Locate the lines that hold the string "Python". Copy every such line.

>> Start

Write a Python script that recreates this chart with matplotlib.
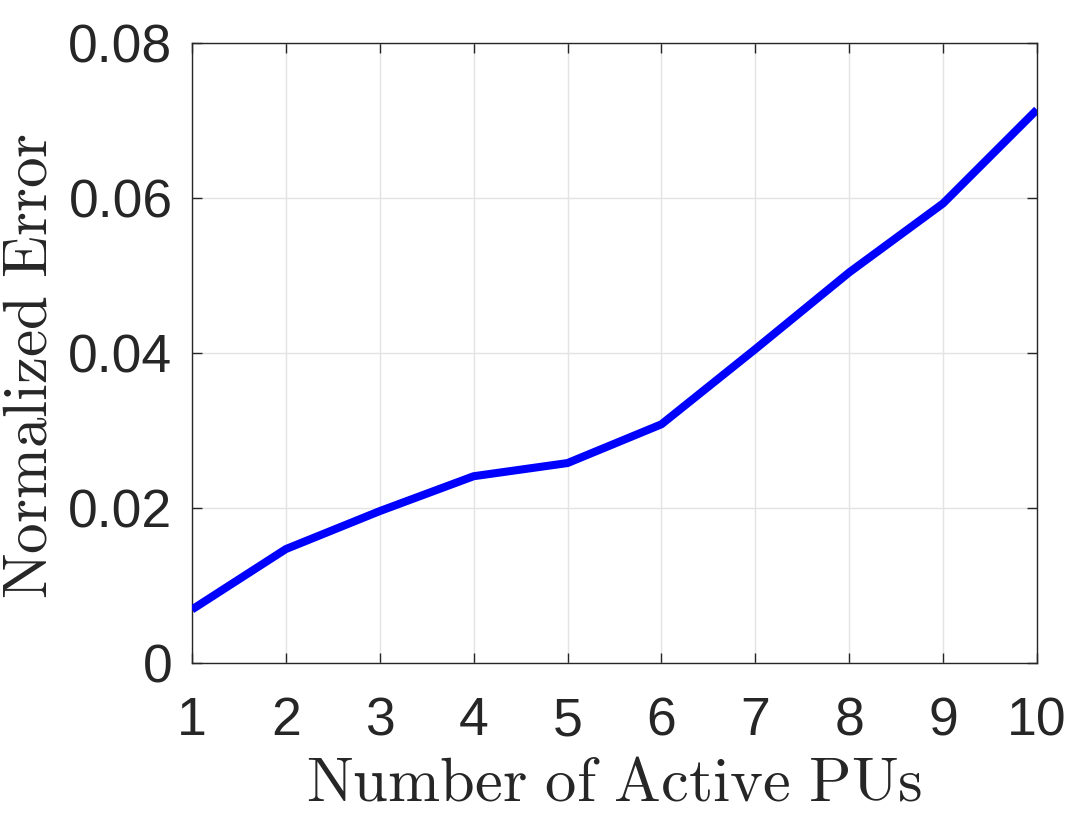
import matplotlib
matplotlib.use("Agg")
import matplotlib.pyplot as plt

NUM_PUS = [1, 2, 3, 4, 5, 6, 7, 8, 9, 10]
NORM_ERROR = [0.0069, 0.0147, 0.0196, 0.0241, 0.0258, 0.0308, 0.0405, 0.0504, 0.0593, 0.0714]
Y_TICKS = [0, 0.02, 0.04, 0.06, 0.08]
Y_TICK_LABELS = ["0", "0.02", "0.04", "0.06", "0.08"]

plt.rcParams["mathtext.fontset"] = "cm"

fig = plt.figure(figsize=(10.92, 8.13), dpi=100)
ax = fig.add_axes([0.1758, 0.1845, 0.7738, 0.7626])

ax.plot(NUM_PUS, NORM_ERROR, color="#0000ff", linewidth=5.8, solid_capstyle="butt", zorder=3)

ax.set_xlim(1, 10)
ax.set_ylim(0, 0.08)
ax.set_xticks(NUM_PUS)
ax.set_yticks(Y_TICKS)
ax.set_yticklabels(Y_TICK_LABELS)

ax.grid(True, color="#e3e3e3", linewidth=1.0)
ax.set_axisbelow(True)

for s in ax.spines.values():
    s.set_color("#262626")
    s.set_linewidth(1.0)

ax.tick_params(direction="in", length=7, width=1.0, color="#262626",
               top=True, right=True, labelsize=38.5, labelcolor="#262626")
ax.tick_params(axis="x", pad=24)
ax.tick_params(axis="y", pad=14)
for lab in ax.get_xticklabels() + ax.get_yticklabels():
    lab.set_family("Liberation Sans")

ax.set_xlabel(r"$\mathrm{Number\ of\ Active\ PUs}$", fontsize=45, color="#262626", labelpad=5)
ax.set_ylabel(r"$\mathrm{Normalized\ Error}$", fontsize=44, color="#262626", labelpad=6)
ax.yaxis.label.set_y(0.479)

fig.savefig("out.png", dpi=100)
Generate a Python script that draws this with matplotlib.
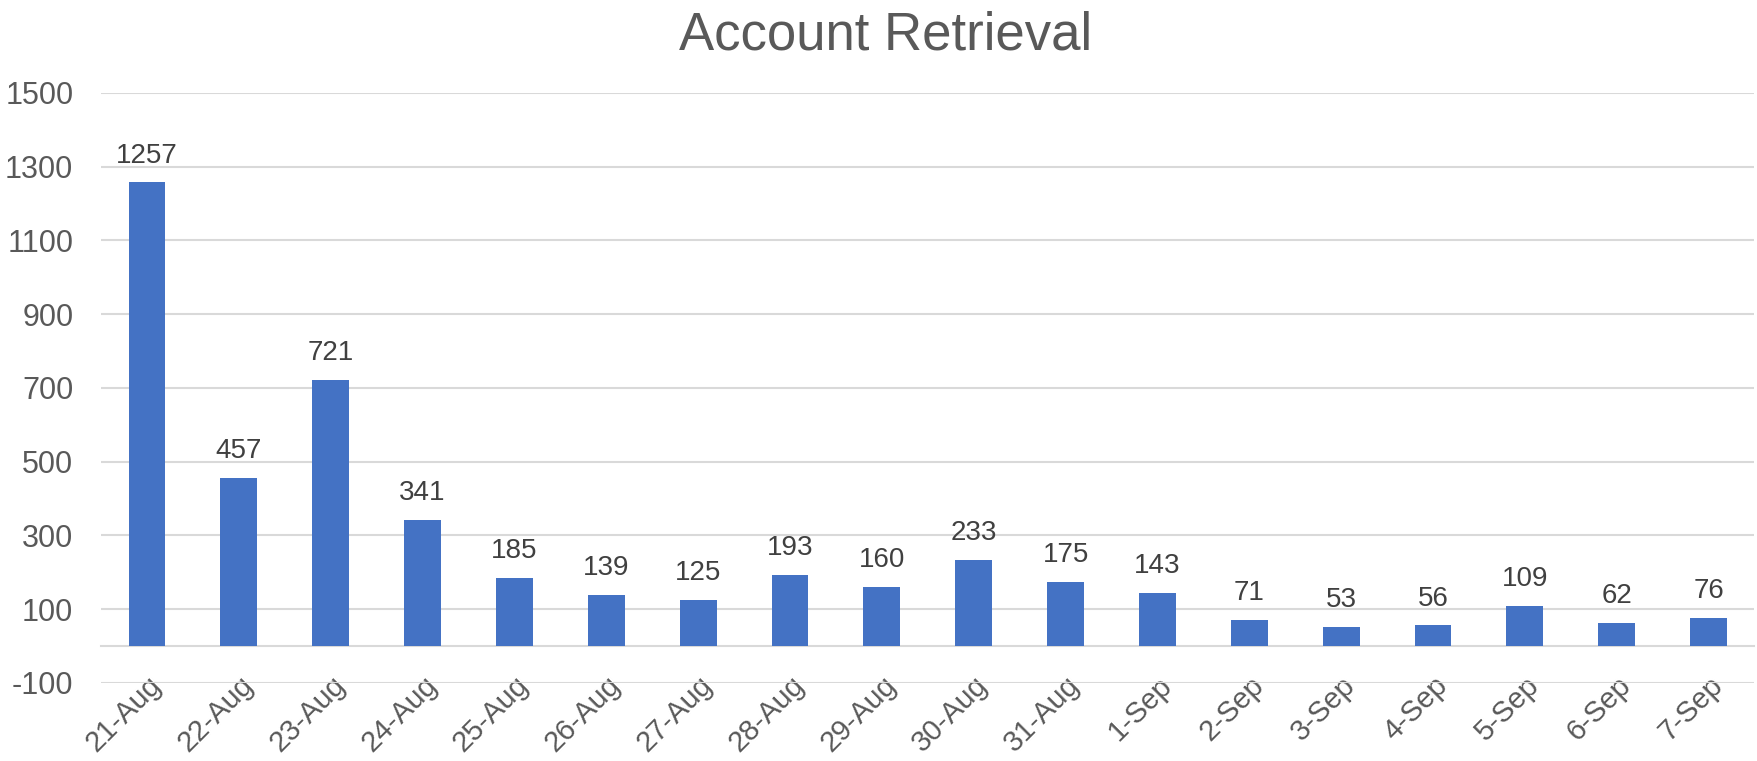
"""Account Retrieval — daily counts, Excel-style column chart."""
import matplotlib
matplotlib.use("Agg")
import matplotlib.pyplot as plt
import matplotlib.transforms as mtransforms
import numpy as np

plt.rcParams["font.family"] = ["Liberation Sans", "DejaVu Sans"]

dates = ["21-Aug", "22-Aug", "23-Aug", "24-Aug", "25-Aug", "26-Aug", "27-Aug",
         "28-Aug", "29-Aug", "30-Aug", "31-Aug", "1-Sep", "2-Sep", "3-Sep",
         "4-Sep", "5-Sep", "6-Sep", "7-Sep"]
retrievals = [1257, 457, 721, 341, 185, 139, 125, 193, 160, 233, 175, 143,
              71, 53, 56, 109, 62, 76]
y_ticks = [-100, 100, 300, 500, 700, 900, 1100, 1300, 1500]

BAR = "#4472C4"
GRID = "#D9D9D9"
TEXT = "#595959"

fig = plt.figure(figsize=(17.58, 7.61), dpi=100)
ax = fig.add_axes([0.0575, 0.1025, 0.9405, 0.7755])

x = np.arange(len(dates))
bars = ax.bar(x, retrievals, width=0.4, color=BAR, zorder=3)

for bar, v in zip(bars, retrievals):
    ax.annotate(f"{v}", xy=(bar.get_x() + bar.get_width() / 2, v),
                xytext=(0, 10), textcoords="offset points",
                ha="center", va="bottom", fontsize=20, color="#404040")

ax.set_xlim(-0.5, len(dates) - 0.5)
ax.set_ylim(-100, 1500)
ax.set_yticks(y_ticks)
ax.set_yticklabels([str(t) for t in y_ticks], fontsize=22, color=TEXT)
ax.grid(axis="y", color=GRID, linewidth=1.5, zorder=0)
ax.set_axisbelow(True)

# category axis sits at zero, like Excel
ax.spines["bottom"].set_position(("data", 0))
ax.spines["bottom"].set_color(GRID)
ax.spines["bottom"].set_linewidth(1.5)
for s in ("top", "right", "left"):
    ax.spines[s].set_visible(False)

ax.set_xticks(x)
ax.set_xticklabels(dates, rotation=45, ha="right", va="top",
                   rotation_mode="anchor", fontsize=21, color=TEXT)
shift = mtransforms.ScaledTranslation(8 / 72, 0, fig.dpi_scale_trans)
for lbl in ax.get_xticklabels():
    lbl.set_transform(lbl.get_transform() + shift)
ax.tick_params(axis="both", length=0)
ax.tick_params(axis="x", pad=18)
ax.tick_params(axis="y", pad=20)

fig.text(0.504, 0.953, "Account Retrieval", ha="center", va="center",
         fontsize=38, color=TEXT)

fig.savefig("out.png", dpi=100)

>> End

:: ANSWER FOR THE TASK ::
Write a Python script that recreates this chart with matplotlib.
Generate a Python script that draws this with matplotlib.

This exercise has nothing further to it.